But first, I had the opportunity to chat with Kay Chronister, whose new novel The Bog Wife follows an isolated family who worship the bog that surrounds them. We talk about everything from bogs and peat to Gothic vs. horror. Join us in conversation as we talk about physically experiencing bogs as part of the process of Kay’s writing her novel.
BP: So, Kay Chronister, The Bog Wife, takes place in a cranberry bog, which I find fascinating because I've spent a lot of time on Cape Cod and, I, you know, know a lot about those bogs. I’ve visited them, each in their fruits, if you will. But it's, this is a cranberry bog that is not in Massachusetts. It's in West Virginia. So the Hadsley family, and I also don't want to spoil things too much, is so personally, intimately, and geographically connected to this bog. So, you mentioned, you know, boreal bogs. Let's start there, because I find boreal places fascinating. Just like taiga or taiga, however you say that. So what is it about the boreal bog? I can't say that too many times fast. That, it, you know, attracted you. When did you first look into that as a sort of micro climate place?
KC: I started with the idea that I wanted to write about some kind of wetland. And I started with the more Southern Appalachian wetlands, kind of fens or swamps. But then I got really, really interested in bog bodies and in the particular dynamics of peat bogs. And as I learned a little more about wetlands, cause I really knew nothing about wetland ecology before I started writing this book. I kind of figured out where geographically those happen and what kind of climate you need, that they're more of a cold weather environment. And so, really, I was after the peat moss and the qualities peat moss has and what it does and the kind of ecosystem it produces. And so it ended up being a little more of like a chilly woodsy environment rather than a, you know, humid, swampy environment. And I think it would feel a little different, like, atmosphere wise if I had gone that way, but I was really just following the peat.
BP: One of the things that fascinated me about The Bog Wife is the way we're talking about the climate and about the bog and all of this. It's so claustrophobic. It's so interdependent. And so you know, like I said, claustrophobic and tangled and all of the things we think about when we think about something that can't be taken apart without ruining something. So what I'm thinking about here is something I heard yesterday. I was interviewing a new horror writer named Jacquie Walters about her book, Dearest at Politics and Prose. And Jackie was talking, or responding to a question about ‘why write a novel?’ because she does a lot of script writing. And she said, you can create a feeling of claustrophobia so well in a novel because you are so close to the characters. It's not just about, she said, here you are thinking, you know, for example, the weird house and being John Malkovich. Sure, that's claustrophobic, but, in order to produce our, you know, fight, flight, or freeze responses, prose is so much better at that. And I found that, so it's, the family is claustrophobic, the bog is claustrophobic, the house, the relationships. So, talk to me a little bit about how the bog and the idea of the bog and you talked about why you said it where you did and all that sort of thing. How that helped you, I don't know, do you consider this a horror novel or do you consider it something else?

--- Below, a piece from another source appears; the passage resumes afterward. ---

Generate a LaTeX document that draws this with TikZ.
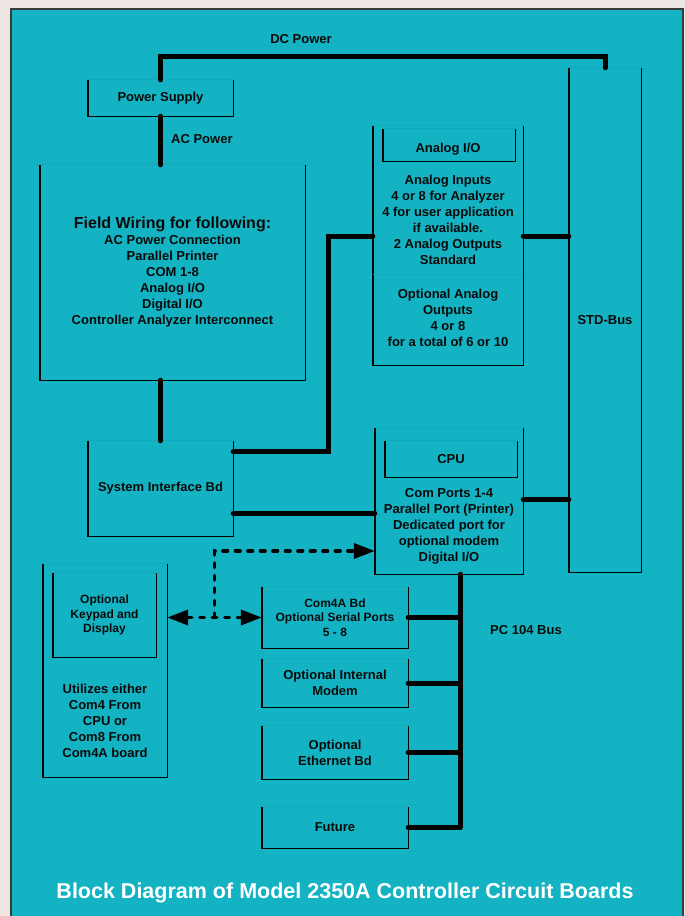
\documentclass[tikz,border=0pt]{standalone}
\usepackage{fontspec}
\setmainfont{Liberation Sans}
\usetikzlibrary{arrows.meta,calc}
\definecolor{tealbg}{HTML}{13B3C4}
\definecolor{outbg}{HTML}{EEE6E3}
\definecolor{framec}{HTML}{3A3A3A}
\definecolor{faintc}{HTML}{10AABA}
\definecolor{txt}{HTML}{0A0A0A}
\tikzset{
  lbl/.style={font=\fontsize{13}{16}\selectfont\bfseries, text=txt, align=center, inner sep=0pt},
  sml/.style={font=\fontsize{12}{14.5}\selectfont\bfseries, text=txt, align=center, inner sep=0pt},
  blk/.style={lbl, draw=none, inner sep=0pt},
  side/.style={draw=black, line width=1.4pt},
  faint/.style={draw=faintc, line width=1pt},
  bus/.style={draw=black, line width=5pt, line cap=round},
  dasharr/.style={draw=black, line width=3.6pt, line cap=round, dash pattern=on 4.5pt off 8pt},
  tip/.style={-{Triangle[length=21pt,width=15pt]}},
  tips/.style={{Triangle[length=21pt,width=15pt]}-{Triangle[length=21pt,width=15pt]}}
}
\begin{document}
\begin{tikzpicture}[x=1pt,y=-1pt]
\useasboundingbox (0,0) rectangle (685,916);
\fill[outbg] (0,0) rectangle (685,916);
\fill[tealbg, draw=framec, line width=2pt] (11,9) rectangle (683,930);

% boxes
\node[blk, minimum width=145pt, minimum height=36pt] (ps) at (160.5,98) {Power Supply};
\node[blk, minimum width=265pt, minimum height=215pt] (fw) at (172.5,272.5) {};
\node[blk, minimum width=145pt, minimum height=95pt] (si) at (160.5,488.5) {System Interface Bd};
\node[blk, minimum width=150pt, minimum height=239pt] (an) at (448,245.5) {};
\node[blk, minimum width=132pt, minimum height=32pt] (ani) at (449,145) {};
\node[blk, minimum width=148pt, minimum height=146pt] (cpu) at (449,501) {};
\node[blk, minimum width=132pt, minimum height=36pt] (cpui) at (451,459) {CPU};
\node[blk, minimum width=72pt, minimum height=504pt] (std) at (605,320) {STD-Bus};
\node[blk, minimum width=124pt, minimum height=213pt] (kp) at (105,670.5) {};
\node[blk, sml, minimum width=103pt, minimum height=84pt] (kpi) at (104.5,615) {Optional\\Keypad and\\Display};
\node[blk, sml, minimum width=146pt, minimum height=61pt] (c4) at (335,617.5) {Com4A Bd\\Optional Serial Ports\\5 - 8};
\node[blk, minimum width=146pt, minimum height=48pt] (mo) at (335,683) {Optional Internal\\Modem};
\node[blk, minimum width=146pt, minimum height=53pt] (et) at (335,752.5) {Optional\\Ethernet Bd};
\node[blk, minimum width=146pt, minimum height=41pt] (fu) at (335,827.5) {Future};

\foreach \n in {ps,fw,si,an,ani,cpu,cpui,std,kp,kpi,c4,mo,et,fu} {
  \draw[faint] (\n.north west) -- (\n.north east);
  \draw[side] (\n.north west) -- (\n.south west) -- (\n.south east) -- (\n.north east);
}
\draw[faint] ([yshift=-149pt]an.north west) -- ([yshift=-149pt]an.north east);

% texts inside boxes
\node[lbl, font=\fontsize{16}{17}\selectfont\bfseries] (fwt) at (172.5,224) {Field Wiring for following:};
\node[lbl] (fwb) at (172.5,281) {AC Power Connection\\Parallel Printer\\COM 1-8\\Analog I/O\\Digital I/O\\Controller Analyzer Interconnect};
\node[lbl] (anl) at (448,149) {Analog I/O};
\node[lbl] (ant1) at (448,220) {Analog Inputs\\4 or 8 for Analyzer\\4 for user application\\if available.\\2 Analog Outputs\\Standard};
\node[lbl] (ant2) at (448,317.5) {Optional Analog\\Outputs\\4 or 8\\for a total of 6 or 10};
\node[lbl] (cput) at (449,526) {Com Ports 1-4\\Parallel Port (Printer)\\Dedicated port for\\optional modem\\Digital I/O};
\node[lbl] (kpt) at (105,720.5) {Utilizes either\\Com4 From\\CPU or\\Com8 From\\Com4A board};

% free labels
\node[lbl] (dcl) at (301,39) {DC Power};
\node[lbl, anchor=west] (acl) at (171,139) {AC Power};
\node[lbl] (pcl) at (526,630) {PC 104 Bus};
\node[font=\fontsize{21.5}{24}\selectfont\bfseries, text=white, inner sep=0pt] (title) at (345,893) {Block Diagram of Model 2350A Controller Circuit Boards};

% power connectors
\draw[bus] (ps.north) -- ([yshift=23pt]ps.north) -| (std.north);
\draw[bus] (ps.south) -- (ps.south |- fw.north);
\draw[bus] (si.north |- fw.south) -- (si.north);

% system interface / analog / cpu / std
\coordinate (bend) at (328,236);
\draw[bus] ([yshift=-11pt]si.north east) -| (bend) -- (bend -| an.west);
\draw[bus] (bend -| an.east) -- (bend -| std.west);
\draw[bus] ([yshift=-72pt]cpu.north east) coordinate (c1) -- (c1 -| std.west);
\draw[bus] ([yshift=23pt]si.south east) coordinate (c2) -- (c2 -| cpu.west);

% PC 104 bus
\draw[bus] ([xshift=11pt]cpu.south) coordinate (p0) -- (p0 |- fu.east);
\foreach \n in {c4,mo,et,fu} \draw[bus] (\n.east) -- (p0 |- \n.east);

% dashed links
\coordinate (mid) at ($(kp.east |- c4.west)!0.5!(c4.west)$);
\draw[dasharr, tips] (kp.east |- c4.west) -- (c4.west);
\draw[dasharr, tip] (mid) |- ([yshift=-50pt]cpu.west);
\end{tikzpicture}
\end{document}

KC: I love that question because I thought so much about claustrophobia and the bog environment when I started to write this book. Initially, I felt like bogs aren't very claustrophobic at all, and I wanted that, I wanted my setting to be, because as you said, like, the family dynamics are all about claustrophobia, about interconnection to perhaps a dysfunctional degree, and about this kind of feeling that you can't get away. And a setting like a forest is great and easy to make claustrophobic because it's very closed. You can't see well, you don't have a great sense of, like, how much space you have. But a bog is very open. And when I visited bogs in person, I was struck by that, by how unforbidding it felt, by how kind of, I don't know, just, not anxiety provoking it is to walk around a bog.
BP: Oh, But you got there. You got there.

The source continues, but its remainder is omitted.